• Aurika Savickaite

FDA provides a new guide to amp up ventilatory support device production

Updated: May 6

3/22/2020


As the number of people affected by COVID-18 grows, the Helmet-based ventilation website is focused on providing information and resources for helmet use for noninvasive ventilation in patients who have respiratory distress as a complication of the virus.

With medical equipment manufacturers overwhelmed with meeting demands, efforts are being made to reach out to companies who have not previously been engaged in the production of these helmets, including implementing its Emergency Use Authorization process.

"efforts are being made to reach out to companies who have not previously been engaged in the production of these helmets"

On that end, the US Food and Drug Administration and Health and Human Services are trying to increase the availability of products to help support patients with significant breathing issues, according to a statement from Alex Azar, Health and Human Services Secretary.


Wherever possible, health care facilities should use FDA-cleared conventional/standard full-featured ventilators to treat patients. With the current demand of helmet-based ventilation devices, the FDA is interested in connecting with manufacturers of ventilatory support devices not currently legally marketed in the U.S. Additionally, the FDA would like to connect with manufacturers who have not previously been engaged in medical device manufacturing – like auto manufacturers -- but could potentially have capabilities to increase the supply of these devices, according to information provided by the FDA.


The FDA will work with these manufacturers through its EUA process, and interested manufacturers can contact the FDA at CDRH-COVID19-Ventilators@fda.hhs.gov.


These changes will allow manufacturers and suppliers to adjust their production, equipment, and materials to be able to provide ventilators and increase supplies. Automakers like General Motors and Tesla – whose production lines were temporarily shut down -- will be able to repurpose production lines to manufacture ventilators.


The agencies believe the best way to expand production of the needed ventilators is to work with companies willing to revamp and repurpose machines to ramp up production as quickly as possible.

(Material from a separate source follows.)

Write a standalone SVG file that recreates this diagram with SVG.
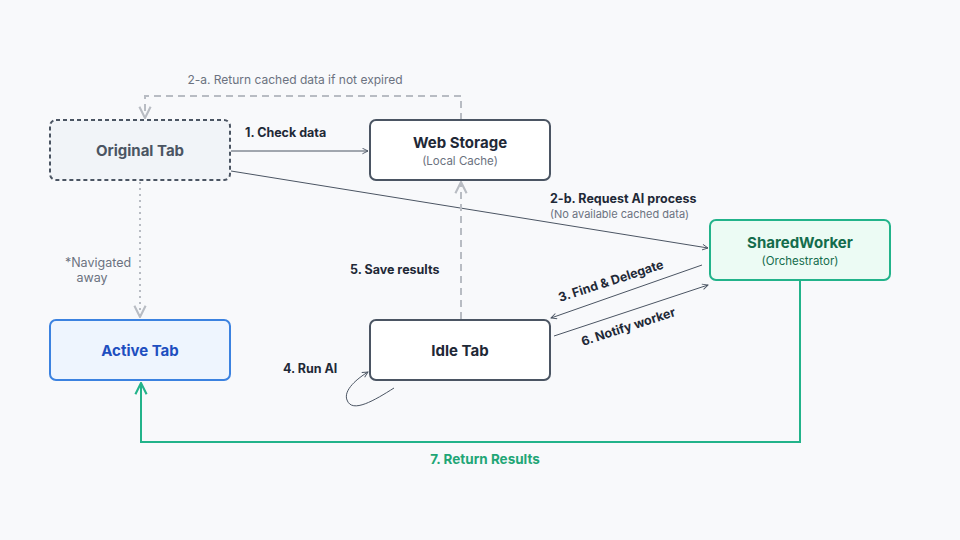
<svg xmlns="http://www.w3.org/2000/svg" width="960" height="540" viewBox="0 0 960 540">
<style>
text{font-family:Inter,"Liberation Sans",sans-serif}
.t{font-size:15px;font-weight:700;fill:#1f2937;text-anchor:middle}
.s{font-size:11.5px;fill:#6b7280;text-anchor:middle}
.l{font-size:12.5px;font-weight:700;fill:#1f2937}
.g{font-size:12px;fill:#6b7280}
.ln{fill:none;stroke:#4b5563;stroke-width:1}
</style>
<defs>
<marker id="a" viewBox="0 0 10 10" refX="9" refY="5" markerWidth="7" markerHeight="7" orient="auto-start-reverse"><path d="M1,1 L9,5 L1,9" fill="none" stroke="#4b5563" stroke-width="1.3"/></marker>
<marker id="ag" viewBox="0 0 10 10" refX="9" refY="5" markerWidth="7" markerHeight="7" orient="auto"><path d="M1,1 L9,5 L1,9" fill="none" stroke="#b8bcc3" stroke-width="1.5"/></marker>
<marker id="agr" viewBox="0 0 10 10" refX="9" refY="5" markerWidth="7" markerHeight="7" orient="auto"><path d="M1,1 L9,5 L1,9" fill="none" stroke="#22b38a" stroke-width="1.5"/></marker>
</defs>
<rect width="960" height="540" fill="#f8f9fb"/>
<g id="connectors">
<path class="ln" d="M231,151 L368,151" marker-end="url(#a)"/>
<path d="M461,120 V96 H145 V118" fill="none" stroke="#b8bcc3" stroke-width="2" stroke-dasharray="7,5" marker-end="url(#ag)"/>
<path class="ln" d="M231,171 L708,248" marker-end="url(#a)"/>
<path class="ln" d="M702,265 L551,318" marker-end="url(#a)"/>
<path class="ln" d="M554,336 L708,285" marker-end="url(#a)"/>
<path d="M461,319 V182" fill="none" stroke="#b8bcc3" stroke-width="2" stroke-dasharray="7,5" marker-end="url(#ag)"/>
<path class="ln" d="M394,388 C375,400 352,414 347,400 C343,390 358,378 368,372" marker-end="url(#a)"/>
<path d="M140,182 V317" fill="none" stroke="#b8bcc3" stroke-width="2" stroke-dasharray="2,4" marker-end="url(#ag)"/>
<path d="M800,280 V442 H141 V383" fill="none" stroke="#22b38a" stroke-width="2" marker-end="url(#agr)"/>
<text x="295" y="84" class="g" text-anchor="middle">2-a. Return cached data if not expired</text>
<text x="245" y="137" class="l">1. Check data</text>
<text x="550" y="203" class="l">2-b. Request AI process</text>
<text x="550" y="218" class="g" style="font-size:11px">(No available cached data)</text>
<text x="350" y="274" class="l">5. Save results</text>
<text class="l" transform="translate(560,302) rotate(-18)">3. Find &amp; Delegate</text>
<text class="l" transform="translate(583,346) rotate(-18)">6. Notify worker</text>
<text x="283" y="373" class="l">4. Run AI</text>
<text x="98" y="267" class="g" text-anchor="middle" style="font-size:12.5px">*Navigated</text>
<text x="92" y="282" class="g" text-anchor="middle" style="font-size:12.5px">away</text>
<text x="485" y="464" class="l" text-anchor="middle" style="fill:#1fa676;font-size:13.5px">7. Return Results</text>
</g>
<g id="original-tab"><rect x="50" y="120" width="180" height="60" rx="6" fill="#f1f4f8" stroke="#4b5563" stroke-width="2" stroke-dasharray="4,3"/><text x="140" y="156" class="t" style="fill:#4b5563">Original Tab</text></g>
<g id="web-storage"><rect x="370" y="120" width="180" height="60" rx="6" fill="#fff" stroke="#4b5563" stroke-width="2"/><text x="460" y="148" class="t">Web Storage</text><text x="460" y="165" class="s">(Local Cache)</text></g>
<g id="shared-worker"><rect x="710" y="220" width="180" height="60" rx="6" fill="#ecfbf4" stroke="#22b38a" stroke-width="2"/><text x="800" y="248" class="t" style="fill:#146c4c">SharedWorker</text><text x="800" y="265" class="s" style="fill:#146c4c">(Orchestrator)</text></g>
<g id="active-tab"><rect x="50" y="320" width="180" height="60" rx="6" fill="#eef5fe" stroke="#3b82e0" stroke-width="2"/><text x="140" y="356" class="t" style="fill:#1e4fc0">Active Tab</text></g>
<g id="idle-tab"><rect x="370" y="320" width="180" height="60" rx="6" fill="#fff" stroke="#4b5563" stroke-width="2"/><text x="460" y="356" class="t">Idle Tab</text></g>
</svg>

There are several key steps to promote the acceleration of production:


The guidance describes the agency’s intention to exercise enforcement discretion for certain modifications to these FDA-cleared devices. Typically, approval of any changes can eat up valuable – possibly life-altering – time that it takes to get products to patients. This change will allow non-medical production sites – like the automobile plants – to start making ventilator parts. The FDA is being more lenient in lieu of the current pandemic situation, by not enforcing the premarket review requirement for these types of modifications.

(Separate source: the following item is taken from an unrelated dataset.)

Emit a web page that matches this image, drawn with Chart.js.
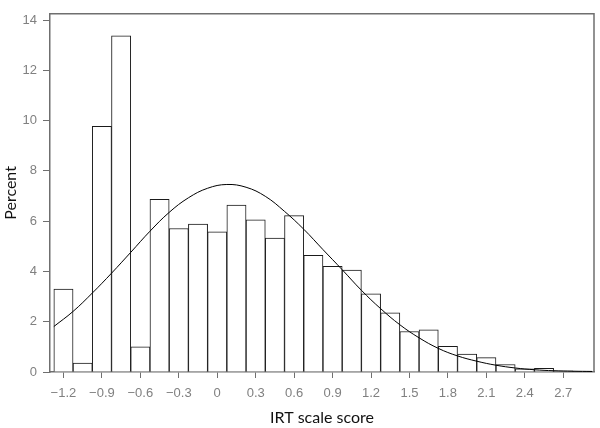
<!DOCTYPE html>
<html><head><meta charset="utf-8">
<script src="https://cdn.jsdelivr.net/npm/chart.js@4/dist/chart.umd.min.js"></script>
<style>html,body{margin:0;padding:0;background:#fff}#wrap{width:600px;height:428px}</style>
</head><body><div id="wrap"><canvas id="c" width="600" height="428"></canvas></div>
<script>
// Histogram bins (centres, IRT scale score) and percent per bin
const binCenters = [-1.2,-1.05,-0.9,-0.75,-0.6,-0.45,-0.3,-0.15,0,0.15,0.3,0.45,0.6,0.75,0.9,1.05,1.2,1.35,1.5,1.65,1.8,1.95,2.1,2.25,2.4,2.55,2.7,2.85];
const percents   = [3.30,0.35,9.77,13.37,1.00,6.87,5.71,5.88,5.58,6.64,6.05,5.33,6.22,4.64,4.20,4.05,3.11,2.35,1.61,1.68,1.02,0.71,0.57,0.30,0.13,0.15,0.05,0.04];
// Fitted curve, values
const curveX = [-1.275,-1.125,-0.975,-0.825,-0.675,-0.525,-0.375,-0.225,-0.075,0.075,0.225,0.375,0.525,0.675,0.825,0.975,1.125,1.275,1.425,1.575,1.725,1.875,2.025,2.175,2.325,2.475,2.625,2.775,2.925];
const curveY = [1.81,2.41,3.14,3.93,4.76,5.60,6.35,6.93,7.31,7.46,7.35,6.99,6.39,5.68,4.87,4.07,3.25,2.52,1.88,1.36,0.94,0.64,0.43,0.27,0.16,0.09,0.05,0.03,0.02];
// Axis ticks
const xTickValues = [-1.2,-0.9,-0.6,-0.3,0,0.3,0.6,0.9,1.2,1.5,1.8,2.1,2.4,2.7];
const yTickValues = [0,2,4,6,8,10,12,14];

const fmt = v => {
  const s = (Math.round(v*10)/10).toString();
  return v < 0 ? '\u2212' + s.slice(1) : s;
};
const GRAY = '#6f6f6f';
const tickFont = {family: '"Liberation Sans", Arial, sans-serif', size: 13};
const titleFont = {family: 'Lato, "Open Sans", sans-serif', size: 16};

const framePlugin = {
  id: 'frame',
  afterDraw(chart) {
    const {ctx, chartArea: a} = chart;
    ctx.save();
    ctx.strokeStyle = GRAY;
    ctx.lineWidth = 1.5;
    ctx.beginPath();
    ctx.moveTo(a.left, a.top);
    ctx.lineTo(a.right, a.top);
    ctx.lineTo(a.right, a.bottom);
    ctx.stroke();
    ctx.restore();
  }
};

new Chart(document.getElementById('c'), {
  type: 'bar',
  data: {
    datasets: [
      {
        type: 'line',
        data: curveX.map((x, i) => ({x, y: curveY[i]})),
        borderColor: '#000',
        borderWidth: 1,
        pointRadius: 0,
        tension: 0.4,
        fill: false,
        order: 0
      },
      {
        type: 'bar',
        data: binCenters.map((x, i) => ({x, y: percents[i]})),
        backgroundColor: '#ffffff',
        borderColor: '#1a1a1a',
        borderWidth: 1,
        barPercentage: 1,
        categoryPercentage: 1,
        grouped: false,
        order: 1
      }
    ]
  },
  options: {
    responsive: false,
    animation: false,
    devicePixelRatio: 1,
    layout: {padding: {top: 4, right: 6, left: 0, bottom: 0}},
    plugins: {legend: {display: false}, tooltip: {enabled: false}},
    scales: {
      x: {
        type: 'linear',
        min: -1.305,
        max: 2.94,
        offset: false,
        grid: {display: true, drawOnChartArea: false, offset: false, color: GRAY, tickLength: 6, lineWidth: 1},
        border: {display: true, color: GRAY, width: 1.5},
        afterBuildTicks: s => { s.ticks = xTickValues.map(v => ({value: v})); },
        afterFit: s => { s.height = 56; },
        ticks: {color: '#808080', font: tickFont, padding: 8, maxRotation: 0, autoSkip: false, callback: v => fmt(v)},
        title: {display: true, text: 'IRT scale score', color: '#111', font: titleFont, padding: {top: 0, bottom: 1}}
      },
      y: {
        type: 'linear',
        min: 0,
        max: 14.25,
        grid: {display: true, drawOnChartArea: false, color: GRAY, tickLength: 7, lineWidth: 1},
        border: {display: true, color: GRAY, width: 1.5},
        afterBuildTicks: s => { s.ticks = yTickValues.map(v => ({value: v})); },
        afterFit: s => { s.width = 50; },
        ticks: {color: '#808080', font: tickFont, padding: 6, callback: v => String(v)},
        title: {display: true, text: 'Percent', color: '#111', font: titleFont, padding: {top: 1, bottom: 0}}
      }
    }
  },
  plugins: [framePlugin]
});
</script>
</body></html>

Another asset is the allowance of ventilators used for short-term use in ambulances to be repurposed in hospitals. The new guidelines also would allow ventilators at health care facilities to be used beyond their indicated shelf life.


As a final measure, the FDC encourages foreign and domestic manufacturers to reach out to the FDA about obtaining an emergency use authorization, allowing them to distribute their ventilators in the United States – including state-side manufacturers who have capabilities to increase production and supply.


These efforts are evidence of the FDA’s recognition of the seriousness of the immediate need to step up the production of these life-saving devices. As the number of COVID-19 cases grow by the hour, the FDA is working around the clock to address and resolve the challenges.


The FDA is continually updating its frequently asked questions from labs and test developers, providing information on alternative sources of reagents, extraction kits, swabs and more. Additionally, laboratories can call the toll-free line at 1-888-INFO-FDA, with any questions they may have about the Emergency Use Authorization process or getting supplies. The FDA also granted an Emergency Use Authorization to allow industrial-use ventilators to be used in health-care settings and to provide conservation strategies for gowns and masks to make them more readily available for use. Strategies also are being developed for the use of surgical gloves, including extending the shelf life where there is low risk of virus transmission.